The Ten Commandments at the Museum-Schnütgen
This month’s feature examines panels from the Ten Commandments Window formerly at the Carmelite church in Boppard-am-Rhein, and now displayed at the Museum-Schnütgen, Cologne.
The article is written by Eleanor Leahy, a graduate of the MA in Stained Glass Conservation and Heritage Management at the University of York.
All images by Eleanor Leahy.
The northern nave aisle of the Carmelite church at Boppard-am-Rhein was once decorated with a vast fifteenth-century glazing scheme consisting of seven windows (numbered from nIV to nX in the CVMA numbering). On account of the political upheavals in the nineteenth century following the Napoleonic invasion of the Rhineland, these monumental windows were dismantled, and through a series of sales and acquisitions their component parts are now dispersed amongst public and private collections around the globe. Apart from the glass in the Museum-Schnütgen, the extant panels may be found today in numerous collections, including The Metropolitan Museum of Art in New York, the Detroit Institute of Arts, the San Francisco Fine Arts Museum, the Hessisches Landesmuseum Darmstadt, and the Burrell Collection in Glasgow.
The Ten Commandments cycle consisted of forty-two panels, arranged across six lancets. All the panels from the window survive: the Burrell Collection possesses seven panels originally from the upper tier of the window, the Museum-Schnütgen holds all twenty-one panels from the lower half of the window (Fig. 1), and the remaining fourteen panels are held at Ochre Court, Rhode Island.[1]
The Ten Commandments at the Museum-Schnütgen
The lower register of the window, displayed at the Museum-Schnütgen, depicts St Elizabeth of Thuringia crowned by two angels beneath a decorated architectural canopy (Fig. 2). She is flanked by two heraldic supporters with peacock-feather wings bearing shields emblazoned with the imperial arms. Above are two smaller angels standing within the towers of the microarchitecture, holding banners inscribed with Ambrosian hymns of praise. The first six of the Ten Commandments begin in the fourth row of the window; the first two commandments are combined into one two-panel scene, while the other four are allocated two panels each (Figs 3 and 4). The sinful and the virtuous are juxtaposed within each scene, below a demi-figure of God, who holds a banner inscribed with the related commandment. As the window is read from left to right Moses Receiving the Tablets of the Law from God should begin the cycle (Fig. 5); these panels are found however on the right side of the window. Jane Hayward has also demonstrated that the Ambrosian hymns read incorrectly with the panels in their current positions, showing that the two outer lancets have been switched.[2]

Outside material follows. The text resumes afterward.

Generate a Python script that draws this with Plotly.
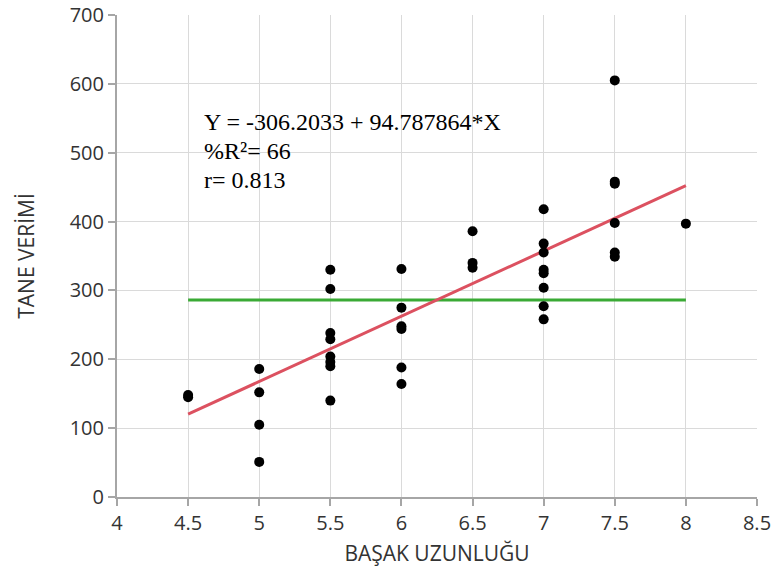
import plotly.graph_objects as go

# Data
basak_uzunlugu = [4.5, 4.5,
                  5, 5, 5, 5,
                  5.5, 5.5, 5.5, 5.5, 5.5, 5.5, 5.5, 5.5,
                  6, 6, 6, 6, 6, 6,
                  6.5, 6.5, 6.5,
                  7, 7, 7, 7, 7, 7, 7, 7,
                  7.5, 7.5, 7.5, 7.5, 7.5, 7.5,
                  8]
tane_verimi = [148, 145,
               186, 152, 105, 51,
               330, 302, 238, 229, 204, 196, 190, 140,
               331, 275, 248, 244, 188, 164,
               386, 340, 333,
               418, 368, 355, 330, 325, 304, 277, 258,
               605, 458, 455, 398, 355, 349,
               397]

intercept = -306.2033
slope = 94.787864
line_x = [4.5, 8]
mean_y = 286

x_ticks = [4, 4.5, 5, 5.5, 6, 6.5, 7, 7.5, 8, 8.5]
y_ticks = [0, 100, 200, 300, 400, 500, 600, 700]

eq_lines = ["Y = -306.2033 + 94.787864*X", "%R\u00b2= 66", "r= 0.813"]
eq_y = [545, 503, 460]

fig = go.Figure()

fig.add_trace(go.Scatter(
    x=line_x, y=[mean_y, mean_y], mode="lines",
    line=dict(color="#3aaa35", width=3), hoverinfo="skip", showlegend=False))

fig.add_trace(go.Scatter(
    x=line_x, y=[intercept + slope * v for v in line_x], mode="lines",
    line=dict(color="#dc5160", width=3), hoverinfo="skip", showlegend=False))

fig.add_trace(go.Scatter(
    x=basak_uzunlugu, y=tane_verimi, mode="markers",
    marker=dict(color="black", size=10), showlegend=False))

for txt, yy in zip(eq_lines, eq_y):
    fig.add_annotation(x=4.6, y=yy, xref="x", yref="y", text=txt,
                       showarrow=False, xanchor="left", yanchor="middle",
                       font=dict(family="Liberation Serif", size=24, color="black"))

axis_common = dict(
    showgrid=True, gridcolor="#dadada", gridwidth=1,
    showline=True, linecolor="#a6a6a6", linewidth=2,
    ticks="outside", ticklen=7, tickcolor="#a6a6a6", tickwidth=2,
    zeroline=False, automargin=False, ticklabeloverflow="allow",
    tickfont=dict(family="Open Sans", size=20, color="#333333"),
)

fig.update_xaxes(range=[4, 8.5], tickvals=x_ticks,
                 ticktext=[("%g" % v) for v in x_ticks],
                 title=dict(text="BAŞAK UZUNLUĞU", standoff=11,
                            font=dict(family="Open Sans", size=21, color="#333333")),
                 **axis_common)
fig.update_yaxes(range=[0, 700], tickvals=y_ticks,
                 title=dict(text="TANE VERİMİ", standoff=29,
                            font=dict(family="Open Sans", size=21, color="#333333")),
                 **axis_common)

fig.update_layout(
    width=774, height=578,
    margin=dict(l=117, r=17, t=15, b=81),
    plot_bgcolor="white", paper_bgcolor="white",
)

fig.write_html("out.html", config={"displayModeBar": False},
               post_script="document.body.style.margin='0px';document.body.style.overflow='hidden';")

The Ten Commandments panels are an important example of the middle-Rhenish style of glass-painting. The panels contain no architectural borders, and this feature together with the repeated background and chequered floors allows the scenes to appear to interconnect across the mullions. The lively and energetic scenes in each panel are densely filled with stocky figures with expressive facial features, and animated gestures unrestricted by architectural confines. The alternating backgrounds of rich blue pot-metal and flashed-ruby glasses brilliantly saturate the composition with colour.
The ‘Imperial Window’
A letter from Gerhard, titular bishop of Serona, to Jacob von Sierck, archbishop of Trier (1439–56), confirms a consecration date of 1444 for the northern extension of the Carmelite church.[3] The identification of a donor for the Ten Commandments cycle, and indeed the entirety of the glazing scheme, has been the focus of attention in the most recently published research on the Boppard windows. In 2009, Rüdiger Becksmann convincingly demonstrated the instrumental role that von Sierck played in the decoration of the north nave aisle, by sourcing donors for the stained glass and also donating his own window, which depicted the Throne of Solomon.[4] The archbishop appears to have taken a personal interest in the building project as a result of his familial and financial connections to Boppard, which is reflected in the inclusion of his shield and arms in the central keystone of the extension.[5] Becksmann also suggested that it was von Sierck who secured the donation of the Ten Commandments Window from Emperor Albrecht II and his wife Elizabeth of Luxemburg. That the window was of a royal donation has been assumed by the double appearance of the imperial arms within the window; an article published in 1877 in the Archiv für Kirchliche Baukunst und Kirchenschmuck refers to ‘das sogennante “Kaiserfenster”’ (‘the so-called “Imperial Window”’).[6] The inclusion of St Elizabeth of Thuringia towards the foot of the central lancet also supports this claim, since she served as the patron of Elizabeth of Luxemburg, as does the architectural embellishment of the church: while the central keystone bears the shield and arms of von Sierck, the keystone to the east is adorned with a golden eagle on a black ground set within a cinquefoil, the imperial arms (Fig. 6). Becksmann places the window that was a shared donation of von Sierck and Kuno von Piermont, a Boppard nobleman, in nVII, in the central bay. Therefore the bay to the east, nVI, is likely to have been the original position of the Ten Commandments Window. In this way, the decoration of the keystones identifies the donors of the stained glass within the nave aisle of the church.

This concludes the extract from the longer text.